(begin)

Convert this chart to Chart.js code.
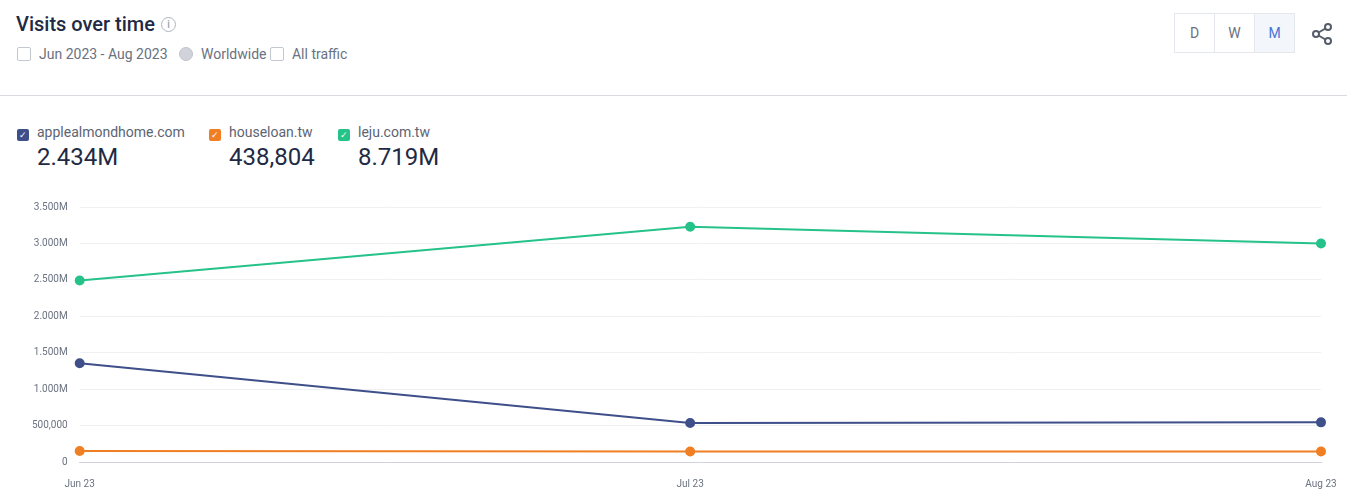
<!DOCTYPE html>
<html>
<head>
<meta charset="utf-8">
<script src="https://cdn.jsdelivr.net/npm/chart.js@4"></script>
<style>
  body { margin:0; width:1347px; height:494px; background:#fff; font-family:Roboto, sans-serif; position:relative; overflow:hidden; }
  .title { position:absolute; left:16px; top:12px; font-size:20px; font-weight:500; color:#1f2a44; }
  .title span { display:inline-block; width:13px; height:13px; border:1.5px solid #b0b6c0; border-radius:50%; font-size:10px; color:#9aa1ab; text-align:center; line-height:13px; margin-left:6px; vertical-align:3px; }
  .sub { position:absolute; left:17px; top:46px; font-size:14px; color:#6a7280; }
  .sub i { display:inline-block; width:12px; height:12px; border:1.5px solid #c3c8cf; border-radius:2px; margin:0 8px -2px 0; }
  .sub i.g { border-radius:50%; background:#d0d4da; border-color:#c0c5cc; margin-left:8px; }
  .btns { position:absolute; left:1174px; top:13px; display:flex; border:1px solid #e4e7eb; }
  .btns div { width:39px; height:38px; line-height:38px; text-align:center; font-size:14px; color:#6a7280; border-left:1px solid #e4e7eb; }
  .btns div:first-child { border-left:none; }
  .btns div.on { background:#f3f7fc; color:#4a73d4; }
  .hr { position:absolute; left:0; right:0; top:95px; border-top:1px solid #d8dbe0; }
  .leg { position:absolute; top:124px; font-size:14px; color:#5c6472; }
  .leg b { display:inline-block; width:12px; height:12px; border-radius:2px; margin-right:8px; vertical-align:-1px; color:#fff; font-size:9px; line-height:12px; text-align:center; font-weight:400; }
  .leg .v { font-size:24px; color:#1f2a44; margin:2px 0 0 20px; }
  #wrap { position:absolute; left:0; top:189px; width:1347px; height:313px; }
</style>
</head>
<body>
<div class="title">Visits over time<span>i</span></div>
<div class="sub"><i></i>Jun 2023 - Aug 2023 <i class="g"></i>Worldwide <i></i>All traffic</div>
<div class="btns"><div>D</div><div>W</div><div class="on">M</div></div>
<svg style="position:absolute;left:1310px;top:22px" width="24" height="24" viewBox="0 0 24 24" fill="none" stroke="#555d68" stroke-width="2"><circle cx="18" cy="5" r="3"/><circle cx="6" cy="12" r="3"/><circle cx="18" cy="19" r="3"/><line x1="8.6" y1="10.5" x2="15.4" y2="6.5"/><line x1="8.6" y1="13.5" x2="15.4" y2="17.5"/></svg>
<div class="hr"></div>
<div class="leg" style="left:17px"><b style="background:#3e4f8a">✓</b>applealmondhome.com<div class="v">2.434M</div></div>
<div class="leg" style="left:209px"><b style="background:#f07f24">✓</b>houseloan.tw<div class="v">438,804</div></div>
<div class="leg" style="left:338px"><b style="background:#25c28a">✓</b>leju.com.tw<div class="v">8.719M</div></div>
<div id="wrap"><canvas id="visits-chart"></canvas></div>
<script>
// visits per month (x = days since Jun 1 2023)
const MONTHS = ['Jun 23', 'Jul 23', 'Aug 23'];
const DAYS = [0, 30, 61];
const APPLE = [1355000, 535000, 544000];
const HOUSELOAN = [150000, 145000, 143804];
const LEJU = [2490000, 3230000, 3000000];

function line(label, values, color) {
    return {
        label: label,
        data: values.map((v, i) => ({ x: DAYS[i], y: v })),
        borderColor: color,
        backgroundColor: color,
        borderWidth: 2,
        pointRadius: 4,
        pointHoverRadius: 5,
        tension: 0,
        clip: false,
    };
}

const visitsChart = new Chart(document.getElementById('visits-chart'), {
    type: 'line',
    data: {
        datasets: [
            line('applealmondhome.com', APPLE, '#3e4f8a'),
            line('houseloan.tw', HOUSELOAN, '#f07f24'),
            line('leju.com.tw', LEJU, '#25c28a'),
        ],
    },
    options: {
        responsive: true,
        maintainAspectRatio: false,
        animation: false,
        layout: { padding: { left: 20, right: 26, top: 4, bottom: 4 } },
        plugins: { legend: { display: false }, tooltip: { enabled: false } },
        scales: {
            x: {
                type: 'linear',
                min: DAYS[0],
                max: DAYS[DAYS.length - 1],
                afterBuildTicks: axis => { axis.ticks = DAYS.map(d => ({ value: d })); },
                grid: { display: false },
                border: { color: '#d0d4da' },
                ticks: {
                    color: '#6a7280',
                    font: { size: 10, family: 'Roboto' },
                    padding: 8,
                    maxRotation: 0,
                    callback: v => MONTHS[DAYS.indexOf(v)],
                },
            },
            y: {
                min: 0,
                max: 3500000,
                grid: { color: '#eef0f3', drawTicks: false },
                border: { display: false },
                ticks: {
                    stepSize: 500000,
                    color: '#6a7280',
                    padding: 12,
                    font: { size: 10, family: 'Roboto' },
                    callback: v => v >= 1e6 ? (v / 1e6).toFixed(3) + 'M' : v.toLocaleString('en-US'),
                },
            },
        },
    },
});
</script>
</body>
</html>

(end)

Reproduce every line exactly and omit all pictures.

Convert this chart to Chart.js code.
<!DOCTYPE html>
<html>
<head>
<meta charset="utf-8">
<script src="https://cdn.jsdelivr.net/npm/chart.js@4"></script>
<style>
  body { margin:0; width:1347px; height:494px; background:#fff; font-family:Roboto, sans-serif; position:relative; overflow:hidden; }
  .title { position:absolute; left:16px; top:12px; font-size:20px; font-weight:500; color:#1f2a44; }
  .title span { display:inline-block; width:13px; height:13px; border:1.5px solid #b0b6c0; border-radius:50%; font-size:10px; color:#9aa1ab; text-align:center; line-height:13px; margin-left:6px; vertical-align:3px; }
  .sub { position:absolute; left:17px; top:46px; font-size:14px; color:#6a7280; }
  .sub i { display:inline-block; width:12px; height:12px; border:1.5px solid #c3c8cf; border-radius:2px; margin:0 8px -2px 0; }
  .sub i.g { border-radius:50%; background:#d0d4da; border-color:#c0c5cc; margin-left:8px; }
  .btns { position:absolute; left:1174px; top:13px; display:flex; border:1px solid #e4e7eb; }
  .btns div { width:39px; height:38px; line-height:38px; text-align:center; font-size:14px; color:#6a7280; border-left:1px solid #e4e7eb; }
  .btns div:first-child { border-left:none; }
  .btns div.on { background:#f3f7fc; color:#4a73d4; }
  .hr { position:absolute; left:0; right:0; top:95px; border-top:1px solid #d8dbe0; }
  .leg { position:absolute; top:124px; font-size:14px; color:#5c6472; }
  .leg b { display:inline-block; width:12px; height:12px; border-radius:2px; margin-right:8px; vertical-align:-1px; color:#fff; font-size:9px; line-height:12px; text-align:center; font-weight:400; }
  .leg .v { font-size:24px; color:#1f2a44; margin:2px 0 0 20px; }
  #wrap { position:absolute; left:0; top:189px; width:1347px; height:313px; }
</style>
</head>
<body>
<div class="title">Visits over time<span>i</span></div>
<div class="sub"><i></i>Jun 2023 - Aug 2023 <i class="g"></i>Worldwide <i></i>All traffic</div>
<div class="btns"><div>D</div><div>W</div><div class="on">M</div></div>
<svg style="position:absolute;left:1310px;top:22px" width="24" height="24" viewBox="0 0 24 24" fill="none" stroke="#555d68" stroke-width="2"><circle cx="18" cy="5" r="3"/><circle cx="6" cy="12" r="3"/><circle cx="18" cy="19" r="3"/><line x1="8.6" y1="10.5" x2="15.4" y2="6.5"/><line x1="8.6" y1="13.5" x2="15.4" y2="17.5"/></svg>
<div class="hr"></div>
<div class="leg" style="left:17px"><b style="background:#3e4f8a">✓</b>applealmondhome.com<div class="v">2.434M</div></div>
<div class="leg" style="left:209px"><b style="background:#f07f24">✓</b>houseloan.tw<div class="v">438,804</div></div>
<div class="leg" style="left:338px"><b style="background:#25c28a">✓</b>leju.com.tw<div class="v">8.719M</div></div>
<div id="wrap"><canvas id="visits-chart"></canvas></div>
<script>
// visits per month (x = days since Jun 1 2023)
const MONTHS = ['Jun 23', 'Jul 23', 'Aug 23'];
const DAYS = [0, 30, 61];
const APPLE = [1355000, 535000, 544000];
const HOUSELOAN = [150000, 145000, 143804];
const LEJU = [2490000, 3230000, 3000000];

function line(label, values, color) {
    return {
        label: label,
        data: values.map((v, i) => ({ x: DAYS[i], y: v })),
        borderColor: color,
        backgroundColor: color,
        borderWidth: 2,
        pointRadius: 4,
        pointHoverRadius: 5,
        tension: 0,
        clip: false,
    };
}

const visitsChart = new Chart(document.getElementById('visits-chart'), {
    type: 'line',
    data: {
        datasets: [
            line('applealmondhome.com', APPLE, '#3e4f8a'),
            line('houseloan.tw', HOUSELOAN, '#f07f24'),
            line('leju.com.tw', LEJU, '#25c28a'),
        ],
    },
    options: {
        responsive: true,
        maintainAspectRatio: false,
        animation: false,
        layout: { padding: { left: 20, right: 26, top: 4, bottom: 4 } },
        plugins: { legend: { display: false }, tooltip: { enabled: false } },
        scales: {
            x: {
                type: 'linear',
                min: DAYS[0],
                max: DAYS[DAYS.length - 1],
                afterBuildTicks: axis => { axis.ticks = DAYS.map(d => ({ value: d })); },
                grid: { display: false },
                border: { color: '#d0d4da' },
                ticks: {
                    color: '#6a7280',
                    font: { size: 10, family: 'Roboto' },
                    padding: 8,
                    maxRotation: 0,
                    callback: v => MONTHS[DAYS.indexOf(v)],
                },
            },
            y: {
                min: 0,
                max: 3500000,
                grid: { color: '#eef0f3', drawTicks: false },
                border: { display: false },
                ticks: {
                    stepSize: 500000,
                    color: '#6a7280',
                    padding: 12,
                    font: { size: 10, family: 'Roboto' },
                    callback: v => v >= 1e6 ? (v / 1e6).toFixed(3) + 'M' : v.toLocaleString('en-US'),
                },
            },
        },
    },
});
</script>
</body>
</html>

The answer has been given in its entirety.